Photo by Reuters
Blowback from the Greek financial crisis has engulfed Microsoft. Gunmen firebombed the software giant's Athens headquarters on Wednesday, gutting the ground floor of the four-story building, Reuters reported. The violence underscored the impact of the crisis as the country struggles to contend with crippling debt that has left more than one in five Greeks out of work.
At 4:45 a.m., at least two attackers carrying guns and an automatic rifle kept security guards at bay while they set fire to a van carrying three gas canisters and five cans of gasoline, Reuters reported. There were no injuries. Damage was estimated at $75,000.
Microsoft confirmed the attack in a statement emailed to ReadWriteWeb, saying the assailants had driven the van through the entrance of the building and then set it on fire. "Our priority is our people and we are grateful that no one was injured and that all employees are safe," the statement said. "We are awaiting the completion of the police investigation in order to acquire a fuller view of the situation."

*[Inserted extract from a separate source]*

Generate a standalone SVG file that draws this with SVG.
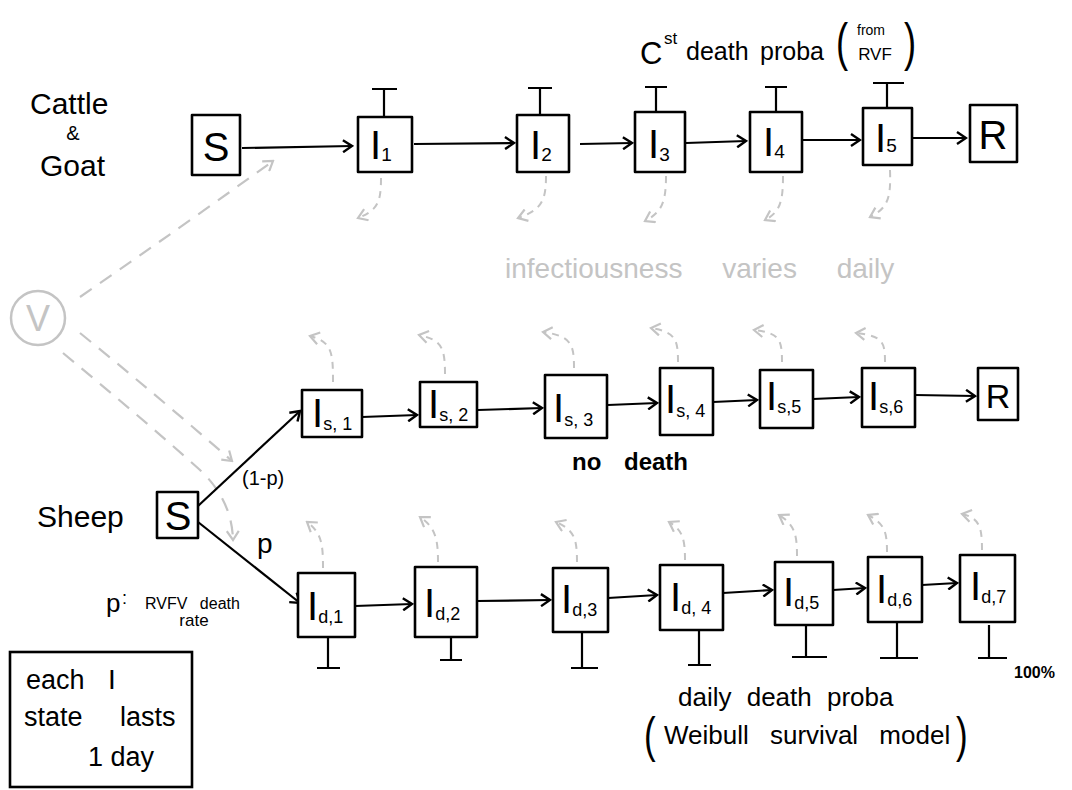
<svg xmlns="http://www.w3.org/2000/svg" width="1072" height="790" viewBox="0 0 1072 790">
<style>
text{font-family:"Liberation Sans",Arial,sans-serif;fill:#000}
.box{fill:#fff;stroke:#000;stroke-width:2.6;stroke-linejoin:round}
.lbl{font-size:40px}
.sub{font-size:19px}
.sub2{font-size:18px}
.arr{fill:none;stroke:#000;stroke-width:2.2;marker-end:url(#ah)}
.bar{fill:none;stroke:#000;stroke-width:2.2}
.gd{fill:none;stroke:#c4c4c4;stroke-width:2;stroke-dasharray:7 6;marker-end:url(#gh)}
.gdl{fill:none;stroke:#c4c4c4;stroke-width:2.2;stroke-dasharray:14 10;marker-end:url(#gh)}
.grey{fill:#c4c4c4}
</style>
<defs>
<marker id="ah" markerUnits="userSpaceOnUse" markerWidth="14" markerHeight="14" refX="12" refY="7" orient="auto">
<path d="M3,1 L12,7 L3,13" fill="none" stroke="#000" stroke-width="2.4"/>
</marker>
<marker id="gh" markerUnits="userSpaceOnUse" markerWidth="14" markerHeight="14" refX="12" refY="7" orient="auto">
<path d="M3,1 L12,7 L3,13" fill="none" stroke="#c4c4c4" stroke-width="2.2"/>
</marker>
</defs>
<rect width="1072" height="790" fill="#fff"/>

<!-- labels -->
<g id="label-cattle">
<text x="30" y="114" font-size="30">Cattle</text>
<text x="73" y="140" font-size="20" text-anchor="middle">&amp;</text>
<text x="40" y="176" font-size="30">Goat</text>
</g>
<g id="label-const-death">
<text x="640" y="64" font-size="31">C</text>
<text x="664" y="44" font-size="17">st</text>
<text x="686" y="60" font-size="25">death</text>
<text x="760" y="60" font-size="25">proba</text>
<text x="836" y="60" font-size="52" transform="translate(836,60) scale(0.7,1) translate(-836,-60)">(</text>
<text x="871" y="35" font-size="14" text-anchor="middle">from</text>
<text x="875" y="60" font-size="17" text-anchor="middle">RVF</text>
<text x="904" y="60" font-size="52" transform="translate(904,60) scale(0.7,1) translate(-904,-60)">)</text>
</g>
<g id="label-infectiousness">
<text x="505" y="278" font-size="28" class="grey" word-spacing="32">infectiousness varies daily</text>
</g>
<g id="label-sheep"><text x="37" y="527" font-size="30">Sheep</text></g>
<g id="label-p-def">
<text x="106" y="612" font-size="26">p</text>
<text x="122" y="604" font-size="18">:</text>
<text x="145" y="609" font-size="16" word-spacing="8">RVFV death</text>
<text x="194" y="626" font-size="17" text-anchor="middle">rate</text>
</g>
<g id="label-no-death"><text x="572" y="470" font-size="24" font-weight="bold" word-spacing="16">no death</text></g>
<g id="label-daily">
<text x="678" y="706" font-size="26" word-spacing="8">daily death proba</text>
<text x="644" y="752" font-size="50" transform="translate(644,752) scale(0.7,1) translate(-644,-752)">(</text>
<text x="664" y="744" font-size="26" word-spacing="14">Weibull survival model</text>
<text x="956" y="752" font-size="50" transform="translate(956,752) scale(0.7,1) translate(-956,-752)">)</text>
</g>
<g id="label-100"><text x="1014" y="678" font-size="16" font-weight="bold">100%</text></g>

<!-- connectors -->
<g id="connectors">
<path class="arr" d="M242,148 L352,146"/>
<path class="arr" d="M414,144 L514,143"/>
<path class="arr" d="M580,144 L632,143"/>
<path class="arr" d="M686,143 L746,141"/>
<path class="arr" d="M803,140 L860,140"/>
<path class="arr" d="M913,138 L966,138"/>
<path class="bar" d="M384,117 V89 M372,89 H397"/>
<path class="bar" d="M540,115 V88 M528,88 H552"/>
<path class="bar" d="M656,112 V87 M645,87 H667"/>
<path class="bar" d="M776,112 V87 M765,87 H787"/>
<path class="bar" d="M887,108 V83 M873,83 H904"/>
<path class="gd" d="M381,178 C381,202 378,210 358,218"/>
<path class="gd" d="M546,176 C546,200 542,210 518,218"/>
<path class="gd" d="M666,176 C666,202 662,212 645,221"/>
<path class="gd" d="M783,176 C783,202 780,212 765,220"/>
<path class="gd" d="M890,170 C891,198 888,208 870,217"/>
<path class="gdl" d="M80,297 Q180,228 273,161"/>
<path class="gdl" d="M80,333 Q160,398 232,461"/>
<path class="gdl" d="M63,353 Q150,425 200,470 Q232,500 233,540"/>
<path class="arr" d="M198,506 L300,411"/>
<path class="arr" d="M198,522 L300,603"/>
<text x="242" y="485" font-size="20">(1-p)</text>
<text x="257" y="553" font-size="28">p</text>
<path class="arr" d="M362,417 L417,415"/>
<path class="arr" d="M478,410 L542,408"/>
<path class="arr" d="M608,405 L657,403"/>
<path class="arr" d="M713,402 L757,400"/>
<path class="arr" d="M813,399 L859,397"/>
<path class="arr" d="M915,395 L975,396"/>
<path class="gd" d="M333,382 C333,352 332,342 310,336"/>
<path class="gd" d="M445,374 C445,348 442,340 419,335"/>
<path class="gd" d="M574,368 C574,345 572,336 543,332"/>
<path class="gd" d="M678,362 C678,340 676,332 651,328"/>
<path class="gd" d="M782,362 C782,340 780,333 754,330"/>
<path class="gd" d="M885,362 C885,342 883,336 856,333"/>
<path class="arr" d="M355,606 L412,604"/>
<path class="arr" d="M477,601 L550,600"/>
<path class="arr" d="M608,598 L657,595"/>
<path class="arr" d="M723,593 L772,590"/>
<path class="arr" d="M833,590 L865,588"/>
<path class="arr" d="M922,585 L957,583"/>
<path class="gd" d="M323,568 C323,545 322,533 307,522"/>
<path class="gd" d="M438,562 C438,540 436,528 420,517"/>
<path class="gd" d="M577,562 C577,540 575,530 556,522"/>
<path class="gd" d="M685,560 C685,540 683,530 669,522"/>
<path class="gd" d="M797,556 C797,535 795,525 779,515"/>
<path class="gd" d="M887,552 C887,532 885,524 868,515"/>
<path class="gd" d="M982,550 C982,528 980,518 962,514"/>
<path class="bar" d="M328,637 V668 M317,668 H340"/>
<path class="bar" d="M451,637 V660 M440,660 H462"/>
<path class="bar" d="M582,632 V668 M571,668 H598"/>
<path class="bar" d="M699,630 V665 M688,665 H711"/>
<path class="bar" d="M806,625 V657 M792,657 H827"/>
<path class="bar" d="M897,622 V658 M880,658 H918"/>
<path class="bar" d="M989,625 V658 M978,658 H1007"/>
</g>

<!-- cattle nodes -->
<g id="cattle-S"><rect class="box" x="192" y="115" width="48" height="60"/><text class="lbl" x="216" y="161" text-anchor="middle" font-size="42">S</text></g>
<g id="cattle-I1"><rect class="box" x="358" y="117" width="54" height="55"/><text class="lbl" x="370" y="159">I<tspan class="sub" dy="2">1</tspan></text></g>
<g id="cattle-I2"><rect class="box" x="517" y="115" width="52" height="57"/><text class="lbl" x="530" y="159">I<tspan class="sub" dy="2">2</tspan></text></g>
<g id="cattle-I3"><rect class="box" x="635" y="112" width="50" height="60"/><text class="lbl" x="648" y="158">I<tspan class="sub" dy="3">3</tspan></text></g>
<g id="cattle-I4"><rect class="box" x="750" y="112" width="52" height="60"/><text class="lbl" x="763" y="156">I<tspan class="sub" dy="2">4</tspan></text></g>
<g id="cattle-I5"><rect class="box" x="863" y="108" width="49" height="57"/><text class="lbl" x="875" y="152">I<tspan class="sub" dy="0">5</tspan></text></g>
<g id="cattle-R"><rect class="box" x="970" y="105" width="47" height="57"/><text class="lbl" x="993" y="149" text-anchor="middle" font-size="38">R</text></g>

<g id="vector-V"><circle cx="38" cy="318" r="27" fill="#fff" stroke="#c4c4c4" stroke-width="2.5"/><text x="38" y="331" font-size="36" text-anchor="middle" class="grey">V</text></g>

<g id="sheep-S"><rect class="box" x="157" y="492" width="41" height="46"/><text x="178" y="530" font-size="40" text-anchor="middle">S</text></g>
<g id="sheep-Is1"><rect class="box" x="302" y="390" width="60" height="47"/><text class="lbl" x="312" y="427" font-size="36">I<tspan class="sub2" dy="3">s, 1</tspan></text></g>
<g id="sheep-Is2"><rect class="box" x="420" y="382" width="57" height="45"/><text class="lbl" x="428" y="418" font-size="36">I<tspan class="sub2" dy="3">s, 2</tspan></text></g>
<g id="sheep-Is3"><rect class="box" x="545" y="375" width="62" height="63"/><text class="lbl" x="553" y="422" font-size="40">I<tspan class="sub2" dy="4">s, 3</tspan></text></g>
<g id="sheep-Is4"><rect class="box" x="660" y="368" width="53" height="67"/><text class="lbl" x="665" y="413" font-size="40">I<tspan class="sub2" dy="4">s, 4</tspan></text></g>
<g id="sheep-Is5"><rect class="box" x="760" y="370" width="53" height="58"/><text class="lbl" x="766" y="410" font-size="38">I<tspan class="sub2" dy="3">s,5</tspan></text></g>
<g id="sheep-Is6"><rect class="box" x="862" y="368" width="53" height="59"/><text class="lbl" x="868" y="410" font-size="38">I<tspan class="sub2" dy="3">s,6</tspan></text></g>
<g id="sheep-R"><rect class="box" x="978" y="368" width="40" height="52"/><text x="998" y="408" font-size="34" text-anchor="middle">R</text></g>

<g id="sheep-Id1"><rect class="box" x="298" y="573" width="57" height="64"/><text class="lbl" x="307" y="620" font-size="40">I<tspan class="sub2" dy="3">d,1</tspan></text></g>
<g id="sheep-Id2"><rect class="box" x="415" y="567" width="62" height="70"/><text class="lbl" x="424" y="617" font-size="40">I<tspan class="sub2" dy="3">d,2</tspan></text></g>
<g id="sheep-Id3"><rect class="box" x="553" y="568" width="55" height="64"/><text class="lbl" x="561" y="613" font-size="38">I<tspan class="sub2" dy="3">d,3</tspan></text></g>
<g id="sheep-Id4"><rect class="box" x="660" y="565" width="63" height="65"/><text class="lbl" x="670" y="611" font-size="40">I<tspan class="sub2" dy="3">d, 4</tspan></text></g>
<g id="sheep-Id5"><rect class="box" x="775" y="562" width="58" height="63"/><text class="lbl" x="783" y="606" font-size="38">I<tspan class="sub2" dy="3">d,5</tspan></text></g>
<g id="sheep-Id6"><rect class="box" x="868" y="557" width="54" height="65"/><text class="lbl" x="876" y="603" font-size="38">I<tspan class="sub2" dy="3">d,6</tspan></text></g>
<g id="sheep-Id7"><rect class="box" x="960" y="555" width="55" height="67"/><text class="lbl" x="970" y="600" font-size="38">I<tspan class="sub2" dy="3">d,7</tspan></text></g>

<g id="legend">
<rect x="10" y="652" width="182" height="135" fill="#fff" stroke="#000" stroke-width="2.6"/>
<text x="26" y="689" font-size="27">each</text>
<text x="108" y="689" font-size="28">I</text>
<text x="24" y="726" font-size="27" word-spacing="30">state lasts</text>
<text x="88" y="766" font-size="27">1 day</text>
</g>
</svg>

Police were investigating the attack. While arrests are pending, speculation about suspects pointed to leftist militants with a history of violence in the Mediterranean country. The attack occurred on the eve of a European summit dealing with the regional debt crisis that could result in Greece leaving the European Union and also threatens the financial stability of Italy, Spain and Portugal.
Firebombings appear to be a weapon of choice among Greek radicals. Police have reported a surge in such attacks stemming from anti-government protests over severe austerity measures, according to the UK news outlet The Telegraph. The belt tightening is a condition imposed by the EU and the International Monetary Fund in return for a financial bailout.
Such attacks have typically targeted government buildings, banks, embassies and foreign companies. In April, a homemade firebomb seriously damaged the ground floor of the government's administrative reform ministry.